◆ **Exercise**
Under this line sits a listing. Repeat exactly and only its lines from the one holding "Write the Apache ECharts code for this chart." through the one holding "const yStep = 2"; skip pictures.

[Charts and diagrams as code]

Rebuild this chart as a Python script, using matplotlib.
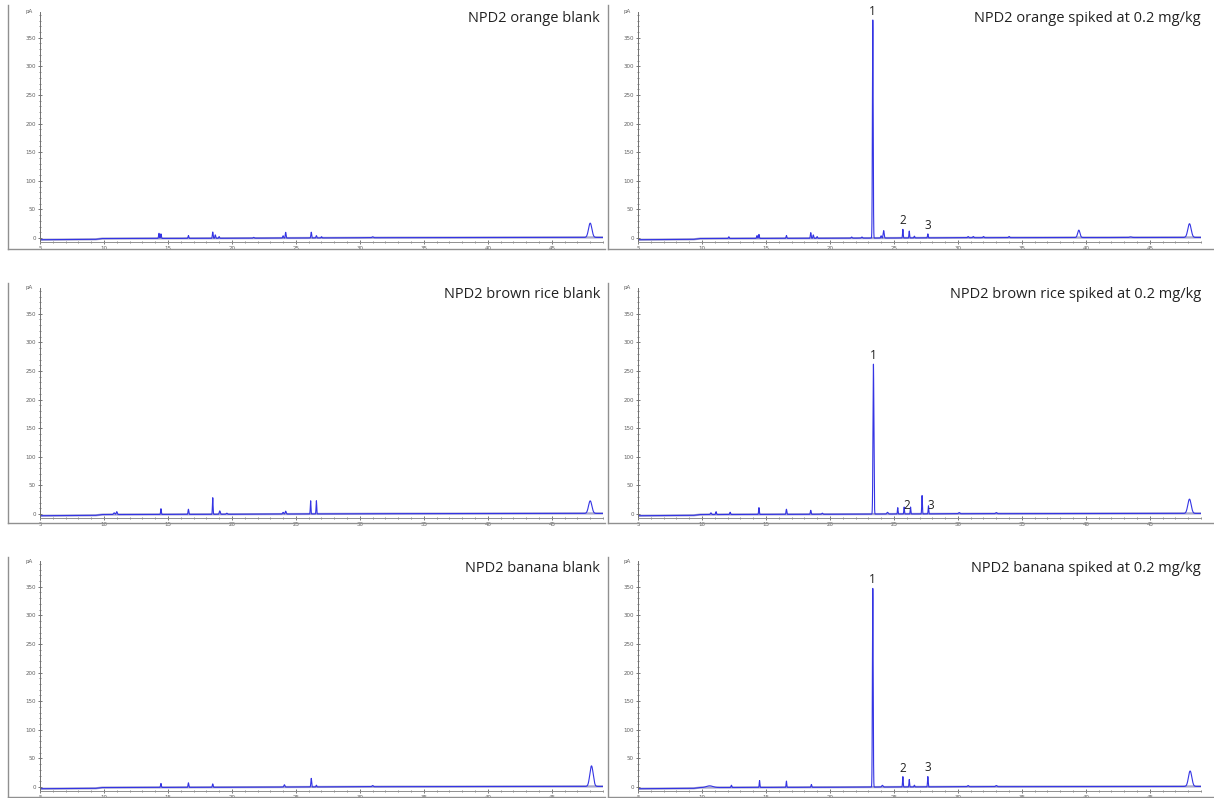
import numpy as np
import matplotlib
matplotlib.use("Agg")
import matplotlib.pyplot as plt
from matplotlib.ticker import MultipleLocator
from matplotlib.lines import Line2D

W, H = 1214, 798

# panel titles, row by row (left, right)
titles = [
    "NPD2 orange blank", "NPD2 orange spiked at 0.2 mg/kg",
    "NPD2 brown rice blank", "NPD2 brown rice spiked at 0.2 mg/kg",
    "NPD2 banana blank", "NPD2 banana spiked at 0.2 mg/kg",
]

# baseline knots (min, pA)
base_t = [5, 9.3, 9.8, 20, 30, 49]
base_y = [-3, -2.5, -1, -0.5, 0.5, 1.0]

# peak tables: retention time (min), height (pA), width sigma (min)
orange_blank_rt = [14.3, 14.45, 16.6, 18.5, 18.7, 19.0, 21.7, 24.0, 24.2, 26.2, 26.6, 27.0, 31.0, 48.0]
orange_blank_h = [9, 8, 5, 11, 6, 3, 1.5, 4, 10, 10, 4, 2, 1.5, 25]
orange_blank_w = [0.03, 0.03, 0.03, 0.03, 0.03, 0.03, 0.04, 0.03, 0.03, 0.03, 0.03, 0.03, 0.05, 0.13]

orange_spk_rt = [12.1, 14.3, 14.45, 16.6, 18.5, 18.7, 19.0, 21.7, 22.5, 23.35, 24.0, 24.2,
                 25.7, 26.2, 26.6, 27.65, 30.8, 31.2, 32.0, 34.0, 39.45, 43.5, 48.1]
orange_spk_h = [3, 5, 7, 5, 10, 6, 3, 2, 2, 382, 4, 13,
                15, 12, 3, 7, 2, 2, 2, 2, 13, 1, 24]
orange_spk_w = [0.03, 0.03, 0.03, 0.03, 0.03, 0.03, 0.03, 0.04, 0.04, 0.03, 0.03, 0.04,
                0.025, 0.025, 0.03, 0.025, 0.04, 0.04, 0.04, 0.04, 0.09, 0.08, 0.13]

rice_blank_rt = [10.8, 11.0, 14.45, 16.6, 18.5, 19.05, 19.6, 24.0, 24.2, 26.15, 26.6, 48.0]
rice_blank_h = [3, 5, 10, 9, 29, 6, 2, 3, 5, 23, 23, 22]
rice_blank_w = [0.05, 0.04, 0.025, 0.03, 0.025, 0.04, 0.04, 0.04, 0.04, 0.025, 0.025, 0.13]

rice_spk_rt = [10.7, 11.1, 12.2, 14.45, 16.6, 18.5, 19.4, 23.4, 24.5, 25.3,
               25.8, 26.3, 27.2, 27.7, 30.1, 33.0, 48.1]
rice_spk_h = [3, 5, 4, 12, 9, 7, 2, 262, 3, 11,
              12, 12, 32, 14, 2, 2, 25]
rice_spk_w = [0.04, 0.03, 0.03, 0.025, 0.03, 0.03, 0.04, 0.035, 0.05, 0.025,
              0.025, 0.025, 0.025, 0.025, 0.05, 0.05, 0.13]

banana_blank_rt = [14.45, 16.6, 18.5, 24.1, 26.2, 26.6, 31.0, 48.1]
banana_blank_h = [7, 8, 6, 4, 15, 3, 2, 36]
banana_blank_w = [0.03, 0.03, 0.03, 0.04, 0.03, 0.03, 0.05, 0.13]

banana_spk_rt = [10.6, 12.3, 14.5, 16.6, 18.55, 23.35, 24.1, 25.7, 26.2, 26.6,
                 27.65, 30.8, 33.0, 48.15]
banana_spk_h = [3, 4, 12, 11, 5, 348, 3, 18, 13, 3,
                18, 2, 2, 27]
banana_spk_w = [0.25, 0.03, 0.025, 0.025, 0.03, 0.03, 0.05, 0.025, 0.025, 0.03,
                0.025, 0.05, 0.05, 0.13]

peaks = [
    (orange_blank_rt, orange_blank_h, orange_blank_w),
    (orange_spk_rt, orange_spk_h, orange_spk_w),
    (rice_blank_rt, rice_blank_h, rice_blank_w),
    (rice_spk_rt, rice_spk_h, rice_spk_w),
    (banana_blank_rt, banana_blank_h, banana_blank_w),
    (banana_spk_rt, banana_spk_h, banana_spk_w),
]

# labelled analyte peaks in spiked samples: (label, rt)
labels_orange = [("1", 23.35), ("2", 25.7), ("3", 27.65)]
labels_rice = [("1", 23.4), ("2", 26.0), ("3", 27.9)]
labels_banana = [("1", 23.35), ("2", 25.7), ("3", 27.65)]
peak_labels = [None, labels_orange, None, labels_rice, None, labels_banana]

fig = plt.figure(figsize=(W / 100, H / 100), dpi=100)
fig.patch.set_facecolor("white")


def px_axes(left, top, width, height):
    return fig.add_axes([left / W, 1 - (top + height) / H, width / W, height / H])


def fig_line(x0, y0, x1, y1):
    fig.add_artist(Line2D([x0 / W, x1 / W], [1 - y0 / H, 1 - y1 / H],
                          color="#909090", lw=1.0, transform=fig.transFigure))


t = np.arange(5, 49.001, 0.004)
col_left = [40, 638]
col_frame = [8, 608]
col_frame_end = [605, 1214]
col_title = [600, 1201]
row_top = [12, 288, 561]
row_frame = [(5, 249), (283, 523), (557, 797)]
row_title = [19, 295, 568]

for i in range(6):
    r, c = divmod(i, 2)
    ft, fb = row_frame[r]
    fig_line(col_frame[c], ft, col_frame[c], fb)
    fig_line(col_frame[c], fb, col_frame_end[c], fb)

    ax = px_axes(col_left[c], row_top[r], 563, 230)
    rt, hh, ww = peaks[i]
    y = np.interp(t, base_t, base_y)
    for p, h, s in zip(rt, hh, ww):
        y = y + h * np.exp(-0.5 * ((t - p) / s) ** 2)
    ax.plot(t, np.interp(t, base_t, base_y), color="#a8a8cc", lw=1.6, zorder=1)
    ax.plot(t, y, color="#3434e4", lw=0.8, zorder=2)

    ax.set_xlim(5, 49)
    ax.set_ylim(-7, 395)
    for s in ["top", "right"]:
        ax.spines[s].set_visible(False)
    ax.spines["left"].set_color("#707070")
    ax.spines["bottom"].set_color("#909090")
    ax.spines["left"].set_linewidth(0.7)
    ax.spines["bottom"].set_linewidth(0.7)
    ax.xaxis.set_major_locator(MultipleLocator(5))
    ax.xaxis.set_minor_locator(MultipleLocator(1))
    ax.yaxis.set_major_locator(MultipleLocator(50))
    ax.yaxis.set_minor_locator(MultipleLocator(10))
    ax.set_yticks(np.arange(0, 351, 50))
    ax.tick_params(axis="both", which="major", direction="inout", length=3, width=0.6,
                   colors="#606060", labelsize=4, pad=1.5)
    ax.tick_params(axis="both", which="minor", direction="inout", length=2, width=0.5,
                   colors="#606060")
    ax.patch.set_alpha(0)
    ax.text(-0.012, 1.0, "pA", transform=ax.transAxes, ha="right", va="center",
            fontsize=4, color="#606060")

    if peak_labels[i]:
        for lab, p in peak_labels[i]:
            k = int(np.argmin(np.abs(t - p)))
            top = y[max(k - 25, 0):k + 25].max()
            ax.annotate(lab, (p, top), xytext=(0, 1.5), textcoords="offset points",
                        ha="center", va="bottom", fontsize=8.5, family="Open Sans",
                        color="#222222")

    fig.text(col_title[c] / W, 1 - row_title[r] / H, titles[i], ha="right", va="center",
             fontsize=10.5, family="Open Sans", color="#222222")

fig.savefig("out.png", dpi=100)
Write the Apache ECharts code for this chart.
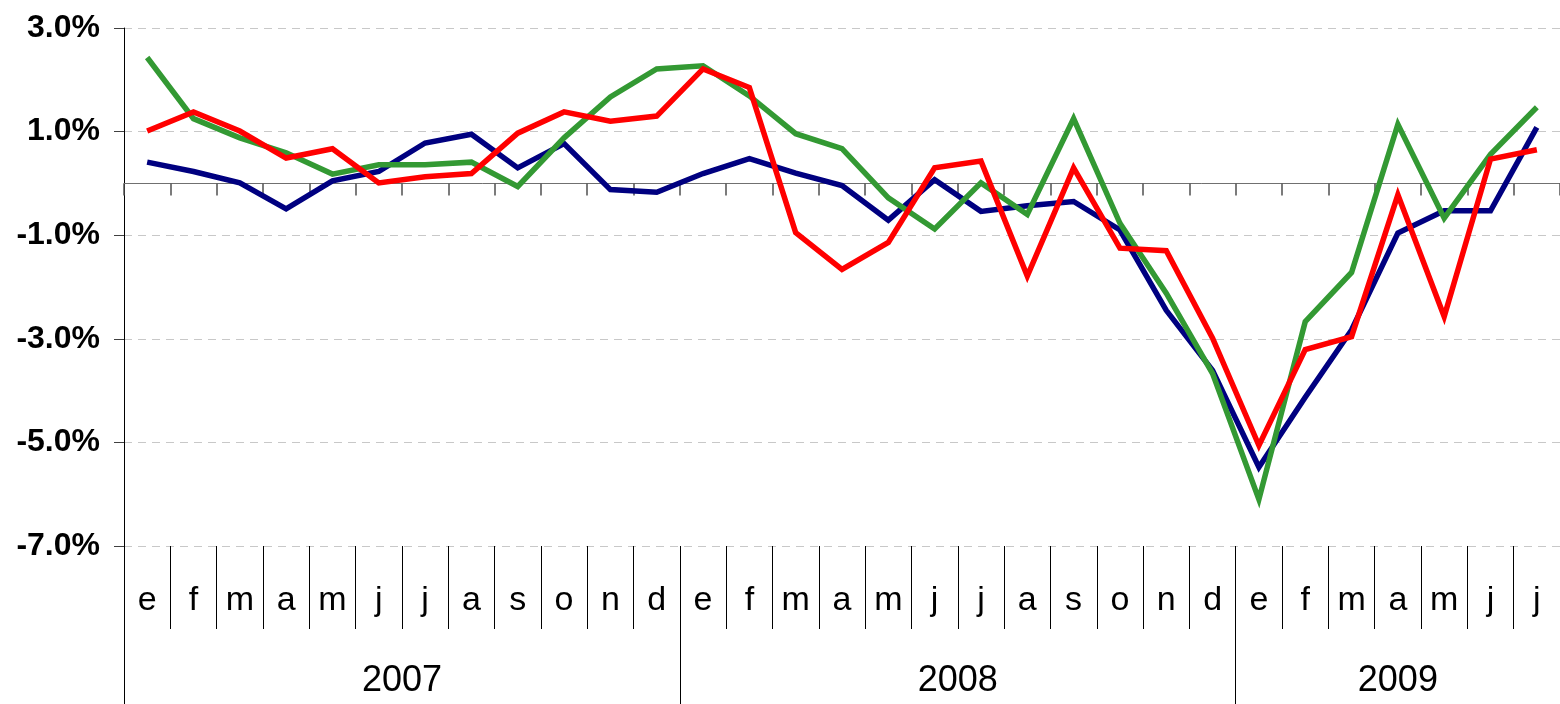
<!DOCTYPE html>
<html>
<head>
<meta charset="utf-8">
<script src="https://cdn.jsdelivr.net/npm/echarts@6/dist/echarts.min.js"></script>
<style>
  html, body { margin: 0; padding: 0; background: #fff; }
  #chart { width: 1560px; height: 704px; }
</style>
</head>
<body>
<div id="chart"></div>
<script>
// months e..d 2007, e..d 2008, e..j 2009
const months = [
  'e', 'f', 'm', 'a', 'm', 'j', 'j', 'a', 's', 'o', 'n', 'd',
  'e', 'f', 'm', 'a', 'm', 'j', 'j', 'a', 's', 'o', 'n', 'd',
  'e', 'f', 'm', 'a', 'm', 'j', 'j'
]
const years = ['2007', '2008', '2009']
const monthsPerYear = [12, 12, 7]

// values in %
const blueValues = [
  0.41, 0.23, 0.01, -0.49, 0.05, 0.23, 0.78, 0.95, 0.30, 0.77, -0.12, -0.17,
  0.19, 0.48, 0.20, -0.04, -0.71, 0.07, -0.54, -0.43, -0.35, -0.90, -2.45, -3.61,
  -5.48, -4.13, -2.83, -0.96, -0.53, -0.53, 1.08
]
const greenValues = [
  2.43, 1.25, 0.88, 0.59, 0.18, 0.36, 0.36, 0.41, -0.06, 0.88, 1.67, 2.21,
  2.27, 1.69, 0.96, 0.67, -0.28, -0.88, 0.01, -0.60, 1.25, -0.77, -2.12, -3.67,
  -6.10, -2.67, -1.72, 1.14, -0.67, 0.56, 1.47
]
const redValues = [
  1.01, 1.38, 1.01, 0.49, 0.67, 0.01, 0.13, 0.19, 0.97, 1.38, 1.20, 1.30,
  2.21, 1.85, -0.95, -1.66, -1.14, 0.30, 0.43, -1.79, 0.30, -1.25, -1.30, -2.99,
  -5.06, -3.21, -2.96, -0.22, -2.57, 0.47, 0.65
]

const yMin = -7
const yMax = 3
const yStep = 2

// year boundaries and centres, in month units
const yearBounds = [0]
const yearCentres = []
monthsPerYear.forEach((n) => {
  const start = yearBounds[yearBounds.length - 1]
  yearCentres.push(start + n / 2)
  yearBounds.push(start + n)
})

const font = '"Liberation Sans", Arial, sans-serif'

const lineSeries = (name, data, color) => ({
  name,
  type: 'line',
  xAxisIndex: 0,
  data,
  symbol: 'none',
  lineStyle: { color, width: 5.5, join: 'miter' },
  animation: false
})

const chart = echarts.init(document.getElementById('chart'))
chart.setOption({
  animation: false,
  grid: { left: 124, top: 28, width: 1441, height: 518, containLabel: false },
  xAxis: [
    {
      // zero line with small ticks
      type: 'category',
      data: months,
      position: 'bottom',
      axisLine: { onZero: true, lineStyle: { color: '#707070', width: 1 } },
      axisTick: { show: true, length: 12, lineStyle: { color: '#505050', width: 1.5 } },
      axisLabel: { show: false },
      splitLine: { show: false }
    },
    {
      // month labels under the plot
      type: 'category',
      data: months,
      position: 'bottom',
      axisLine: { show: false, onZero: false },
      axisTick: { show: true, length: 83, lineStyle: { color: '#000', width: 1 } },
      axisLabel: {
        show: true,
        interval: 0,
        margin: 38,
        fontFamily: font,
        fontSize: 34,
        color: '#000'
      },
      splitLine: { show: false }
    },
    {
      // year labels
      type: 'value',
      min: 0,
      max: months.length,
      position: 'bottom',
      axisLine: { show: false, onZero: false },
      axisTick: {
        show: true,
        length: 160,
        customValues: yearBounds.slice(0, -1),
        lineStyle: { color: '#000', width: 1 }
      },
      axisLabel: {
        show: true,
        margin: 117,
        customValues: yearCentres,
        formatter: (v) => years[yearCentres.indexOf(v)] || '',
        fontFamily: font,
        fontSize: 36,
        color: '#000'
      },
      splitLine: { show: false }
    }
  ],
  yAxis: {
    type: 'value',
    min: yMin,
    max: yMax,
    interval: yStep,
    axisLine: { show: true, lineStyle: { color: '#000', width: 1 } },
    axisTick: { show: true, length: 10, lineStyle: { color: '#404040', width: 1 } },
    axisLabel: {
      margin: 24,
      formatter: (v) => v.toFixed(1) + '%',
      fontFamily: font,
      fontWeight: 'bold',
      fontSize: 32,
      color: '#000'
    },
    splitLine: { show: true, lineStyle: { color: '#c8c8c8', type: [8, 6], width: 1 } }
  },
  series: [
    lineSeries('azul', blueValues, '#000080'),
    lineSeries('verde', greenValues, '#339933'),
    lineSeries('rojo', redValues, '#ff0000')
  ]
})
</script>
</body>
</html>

◆ **Solution to this problem**
Write the Apache ECharts code for this chart.
<!DOCTYPE html>
<html>
<head>
<meta charset="utf-8">
<script src="https://cdn.jsdelivr.net/npm/echarts@6/dist/echarts.min.js"></script>
<style>
  html, body { margin: 0; padding: 0; background: #fff; }
  #chart { width: 1560px; height: 704px; }
</style>
</head>
<body>
<div id="chart"></div>
<script>
// months e..d 2007, e..d 2008, e..j 2009
const months = [
  'e', 'f', 'm', 'a', 'm', 'j', 'j', 'a', 's', 'o', 'n', 'd',
  'e', 'f', 'm', 'a', 'm', 'j', 'j', 'a', 's', 'o', 'n', 'd',
  'e', 'f', 'm', 'a', 'm', 'j', 'j'
]
const years = ['2007', '2008', '2009']
const monthsPerYear = [12, 12, 7]

// values in %
const blueValues = [
  0.41, 0.23, 0.01, -0.49, 0.05, 0.23, 0.78, 0.95, 0.30, 0.77, -0.12, -0.17,
  0.19, 0.48, 0.20, -0.04, -0.71, 0.07, -0.54, -0.43, -0.35, -0.90, -2.45, -3.61,
  -5.48, -4.13, -2.83, -0.96, -0.53, -0.53, 1.08
]
const greenValues = [
  2.43, 1.25, 0.88, 0.59, 0.18, 0.36, 0.36, 0.41, -0.06, 0.88, 1.67, 2.21,
  2.27, 1.69, 0.96, 0.67, -0.28, -0.88, 0.01, -0.60, 1.25, -0.77, -2.12, -3.67,
  -6.10, -2.67, -1.72, 1.14, -0.67, 0.56, 1.47
]
const redValues = [
  1.01, 1.38, 1.01, 0.49, 0.67, 0.01, 0.13, 0.19, 0.97, 1.38, 1.20, 1.30,
  2.21, 1.85, -0.95, -1.66, -1.14, 0.30, 0.43, -1.79, 0.30, -1.25, -1.30, -2.99,
  -5.06, -3.21, -2.96, -0.22, -2.57, 0.47, 0.65
]

const yMin = -7
const yMax = 3
const yStep = 2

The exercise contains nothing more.